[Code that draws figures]
-=-=-
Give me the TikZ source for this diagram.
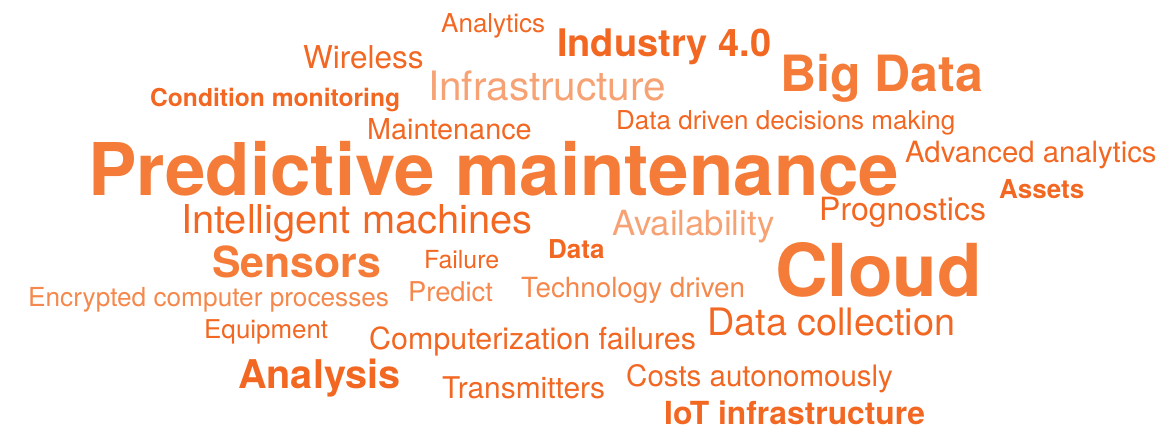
\documentclass[tikz,border=0pt]{standalone}
\usepackage{fontspec}
\setmainfont{TeX Gyre Heros}
\usepackage{tikz}
\definecolor{cdark}{HTML}{F26722}
\definecolor{cmid}{HTML}{F47C38}
\definecolor{csoft}{HTML}{F5884C}
\definecolor{cpale}{HTML}{F6A274}
\newcommand{\wsize}[1]{\fontsize{#1}{#1}\selectfont}
\tikzstyle{word}=[inner sep=0pt, anchor=base west, text=cdark]
\tikzstyle{bword}=[word, font=\bfseries]

\begin{document}
\begin{tikzpicture}[x=1pt, y=-1pt]
        \useasboundingbox (0, 0) rectangle (1159, 428);
        \node[word] (analytics) at (441, 33) {\wsize{26}Analytics};
        \node[bword] (industry) at (557, 57) {\wsize{38}Industry 4.0};
        \node[word] (wireless) at (303, 68) {\wsize{31.5}Wireless};
        \node[word, text=cpale] (infra) at (428, 100) {\wsize{40.5}Infrastructure};
        \node[bword, text=cmid] (bigdata) at (780, 92) {\wsize{50}Big Data};
        \node[bword] (condition) at (150, 106) {\wsize{24.6}Condition monitoring};
        \node[word] (maint) at (367, 139) {\wsize{28.8}Maintenance};
        \node[word] (decisions) at (616, 129) {\wsize{26}Data driven decisions making};
        \node[bword, text=cmid] (predmaint) at (88, 195) {\wsize{72.7}Predictive maintenance};
        \node[word] (advanced) at (905, 162) {\wsize{29.3}Advanced analytics};
        \node[bword] (assets) at (999, 198) {\wsize{26}Assets};
        \node[word] (intell) at (181, 233) {\wsize{39.8}Intelligent machines};
        \node[word, text=cpale] (avail) at (612, 235) {\wsize{34.7}Availability};
        \node[word] (progn) at (819, 220) {\wsize{32}Prognostics};
        \node[bword, text=cmid] (sensors) at (212, 277) {\wsize{42.8}Sensors};
        \node[word] (failure) at (424, 268) {\wsize{24.9}Failure};
        \node[bword] (data) at (548, 258) {\wsize{26}Data};
        \node[bword, text=cmid] (cloud) at (775, 296) {\wsize{73}Cloud};
        \node[word, text=csoft] (encrypted) at (28, 306) {\wsize{26.2}Encrypted computer processes};
        \node[word, text=csoft] (predict) at (408, 301) {\wsize{27.3}Predict};
        \node[word, text=csoft] (techdriven) at (521, 297) {\wsize{27.8}Technology driven};
        \node[word] (equip) at (204, 338) {\wsize{25.9}Equipment};
        \node[word] (compfail) at (369, 349) {\wsize{30.4}Computerization failures};
        \node[word] (datacoll) at (707, 335) {\wsize{37.8}Data collection};
        \node[bword] (analysis) at (238, 388) {\wsize{39.6}Analysis};
        \node[word] (transm) at (442, 398) {\wsize{29.9}Transmitters};
        \node[word] (costs) at (626, 386) {\wsize{29.5}Costs autonomously};
        \node[bword, text depth=0pt] (iot) at (664, 424) {\wsize{31.8}IoT infrastructure};
    \end{tikzpicture}
\end{document}
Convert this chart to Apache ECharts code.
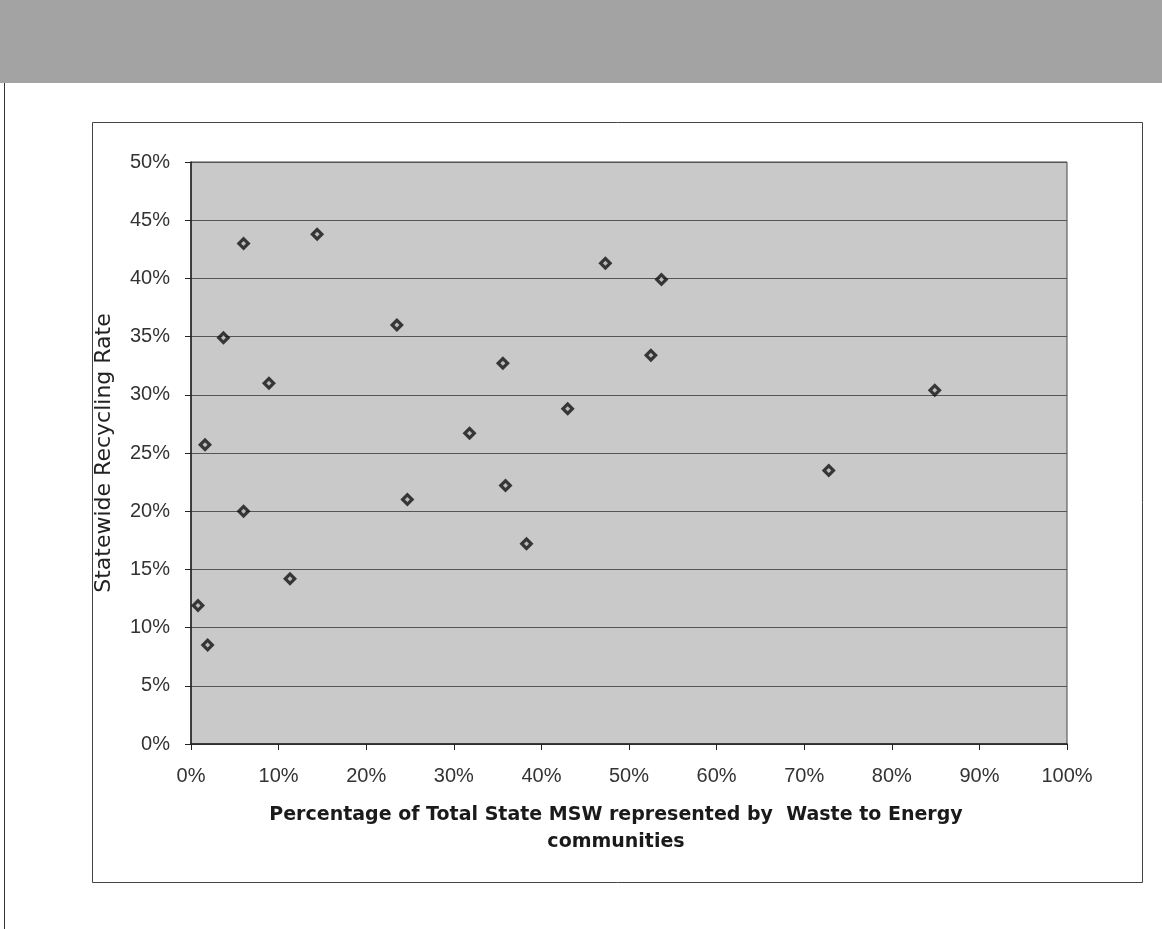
-=-=-
# Goal:
Write the material out again exactly as it appears, dropping the pictures.

# Answer to the exercise:
Give me the TikZ source for this diagram.
\documentclass[tikz,border=0pt]{standalone}
\usepackage{fontspec}
\setmainfont{TeX Gyre Heros}
\usepackage{tikz}
\definecolor{cdark}{HTML}{F26722}
\definecolor{cmid}{HTML}{F47C38}
\definecolor{csoft}{HTML}{F5884C}
\definecolor{cpale}{HTML}{F6A274}
\newcommand{\wsize}[1]{\fontsize{#1}{#1}\selectfont}
\tikzstyle{word}=[inner sep=0pt, anchor=base west, text=cdark]
\tikzstyle{bword}=[word, font=\bfseries]

\begin{document}
\begin{tikzpicture}[x=1pt, y=-1pt]
        \useasboundingbox (0, 0) rectangle (1159, 428);
        \node[word] (analytics) at (441, 33) {\wsize{26}Analytics};
        \node[bword] (industry) at (557, 57) {\wsize{38}Industry 4.0};
        \node[word] (wireless) at (303, 68) {\wsize{31.5}Wireless};
        \node[word, text=cpale] (infra) at (428, 100) {\wsize{40.5}Infrastructure};
        \node[bword, text=cmid] (bigdata) at (780, 92) {\wsize{50}Big Data};
        \node[bword] (condition) at (150, 106) {\wsize{24.6}Condition monitoring};
        \node[word] (maint) at (367, 139) {\wsize{28.8}Maintenance};
        \node[word] (decisions) at (616, 129) {\wsize{26}Data driven decisions making};
        \node[bword, text=cmid] (predmaint) at (88, 195) {\wsize{72.7}Predictive maintenance};
        \node[word] (advanced) at (905, 162) {\wsize{29.3}Advanced analytics};
        \node[bword] (assets) at (999, 198) {\wsize{26}Assets};
        \node[word] (intell) at (181, 233) {\wsize{39.8}Intelligent machines};
        \node[word, text=cpale] (avail) at (612, 235) {\wsize{34.7}Availability};
        \node[word] (progn) at (819, 220) {\wsize{32}Prognostics};
        \node[bword, text=cmid] (sensors) at (212, 277) {\wsize{42.8}Sensors};
        \node[word] (failure) at (424, 268) {\wsize{24.9}Failure};
        \node[bword] (data) at (548, 258) {\wsize{26}Data};
        \node[bword, text=cmid] (cloud) at (775, 296) {\wsize{73}Cloud};
        \node[word, text=csoft] (encrypted) at (28, 306) {\wsize{26.2}Encrypted computer processes};
        \node[word, text=csoft] (predict) at (408, 301) {\wsize{27.3}Predict};
        \node[word, text=csoft] (techdriven) at (521, 297) {\wsize{27.8}Technology driven};
        \node[word] (equip) at (204, 338) {\wsize{25.9}Equipment};
        \node[word] (compfail) at (369, 349) {\wsize{30.4}Computerization failures};
        \node[word] (datacoll) at (707, 335) {\wsize{37.8}Data collection};
        \node[bword] (analysis) at (238, 388) {\wsize{39.6}Analysis};
        \node[word] (transm) at (442, 398) {\wsize{29.9}Transmitters};
        \node[word] (costs) at (626, 386) {\wsize{29.5}Costs autonomously};
        \node[bword, text depth=0pt] (iot) at (664, 424) {\wsize{31.8}IoT infrastructure};
    \end{tikzpicture}
\end{document}
Convert this chart to Apache ECharts code.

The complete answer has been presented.